Using extensive new multilingual archive material including legal and business records and US State Department files, Sophie Heywood traces both the history of the French Communist Party’s (PCF) and anti-comics activists’ efforts to prevent American ‘propaganda’ reaching the hands of children, and Hachette’s strategic and editorial responses. Children’s Publishing in Cold War France covers such events as the campaign waged against the global multi-media phenomenon Tarzan; the impact of Cold War tensions on Hachette’s publishing of Disney books and comics in French; and studies the translation of series fiction from Nancy Drew to The Famous Five, where self-censorship could be a radical and creative process.
Children’s Publishing in Cold War France presents a timely historical study of how states and political campaigners seek to control children’s access to culture, and the legacies of such conflicts.
The book is open access and can be downloaded for free (from 20 February 2025) here.
Author: Sophie Heywood is Associate Professor in French and a founding co-director of the Centre for Book Cultures and Publishing at the University of Reading, UK. She specializes in the history of comparative children’s literature and publishing.
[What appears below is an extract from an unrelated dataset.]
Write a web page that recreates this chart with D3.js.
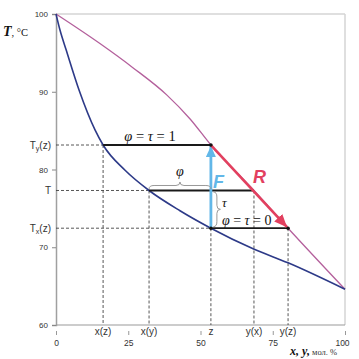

Her first monograph was a literary and publishing history of iconic French children’s author, the Comtesse de Ségur (Manchester University Press, 2011), and between 2016 and 2018 she led an international research network on the impact of the ’68 years on cultures of childhood, The Children’s ’68, funded by the STUDIUM/Marie Skłodowska-Curie Research Fellowship programme.
Discussant: Lucy Pearson is Senior Lecturer in Children’s Literature at Newcastle University, and leader of Newcastle’s Children’s Literature Unit. Her research focuses on children’s publishing and the development of children’s literature since the mid twentieth century. She is the author of The Making of Modern Children’s Literature in Britain: Publishing and Criticism in the 1960s and 1970s (Ashgate, 2013) and is currently working on a new history of the UK’s Carnegie Medal.